With enough hardware... we should be able to speed up these copies arbitrarily.
We could ask these copies (if they don't ask it themselves) how to improve their own speed and efficiency.
With Von Neumann and Co. we were able to move from pure theory to actual nuclear weapons in <10 years. with 10,000 Von Neumanns running at, say, double speed, what could they do in 5 years?
(Yes, I'm handwaving technical details).
In that respect, I consider Von Neumann's existence as evidence of superintelligence being possible. Unless there's something completely ineffable about human cognition that we, as humans, can't ever capture it.
This is basically assuming the conclusion though. Even granting this for the sake of argument, it doesn't mean that we'll be able to build such a simulation in the next 10 years rather than in ten thousand.

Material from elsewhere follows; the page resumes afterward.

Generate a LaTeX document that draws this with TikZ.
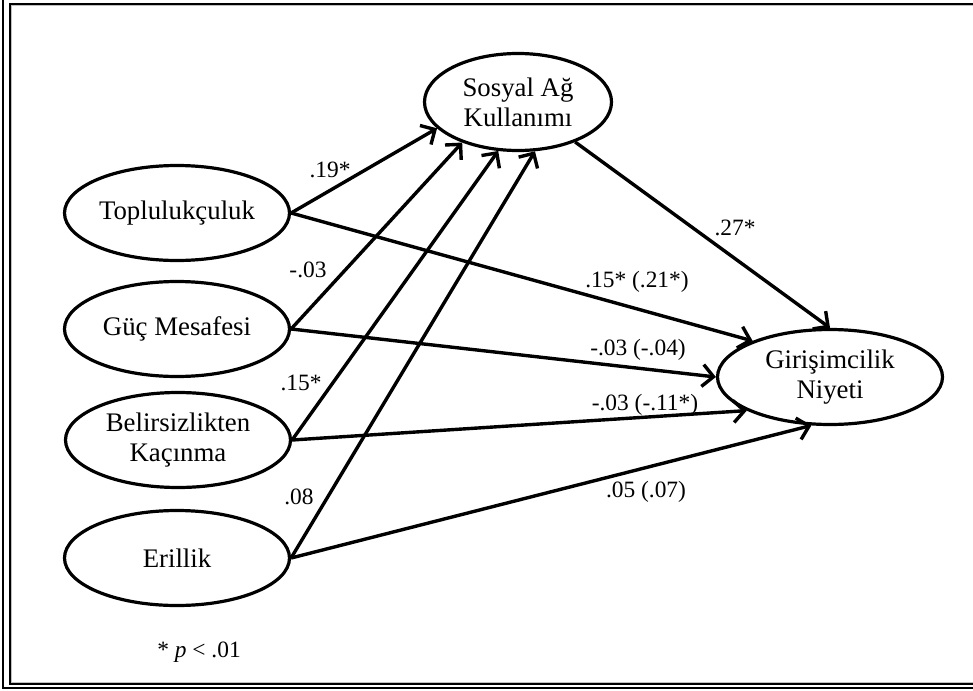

My counter is that you're implicitly making a special pleading for how human brains work that is unlikely to be true.
I assume creating a Von Neumann-level intelligence is possible because a Von Neumann level intelligence existed. It has been created, so it could be done again. And repeated.
I'm not saying we clone Von Neumann, scan his brain and build an electronic copy of it. I'm saying even if we can only build a computer program that is approximately as smart as the smartest human ever... the mere fact that we can then copy that program and run it in parallel should result in technological improvement on par with the Manhattan project.
There is NO limiting principle I'm aware of that makes it impossible to build an electronic brain that meets those criteria. Even if we stumble into it rather than intentionally build it, eventually our millions of monkeys slamming away at keyboards can stumble into a viable method.
Evolution was able to stumble into building Von Neumann, after all.
So what I'd ask you, as a full counter to my arguments, what upper limit or barrier is going to appear BEFORE we get to the point we've built something smarter than our whole species?
You are still assuming the conclusion. We have not built a computer program that is as capable as even a sub-median human in all domains, as far as I can tell, unless there is a program that can tie a shoelace and correctly tell me if I should drive to the car wash.
I don't mean this as a gotcha. LLMs are prone to certain cognitive biases that humans are not, and vice versa, and they are highly useful in many fields. But it's clear that the capabilities frontier is not uniform, far from it.
I don't know. All I know is that the current paradigm relies on massive amounts of artificially generated example problems with answers and I don't believe that all of human knowledge is amenable to such treatment. So far I have not seen any reason to believe that actually general, rather than spiky, superintelligence is imminent. And the imminence is, again, really the key question that's motivating all this.
I guess its easy for me to believe that if a largely randomized optimization process (natural selection) was able to eventually get to Von Neumann intelligence, then humans working with a bit more inherent purpose towards the goal of building a Von Neumann level intelligence can probably get there, even if they make some mis-steps and wander around in the dark for a bit.
Especially if we can build some optimization processes that result in sub-Von Neumann intelligences that are nonetheless useful.
Like, the mountain peak we're seeking is visible, poking out above the fog, even if we can't see and specifically plan a route that will get us there, we have flashlights and climbing gear and GPS systems in place to make navigation through the terrain towards the peak much easier. We're not utterly lost with no clue on what we're doing, in that respect.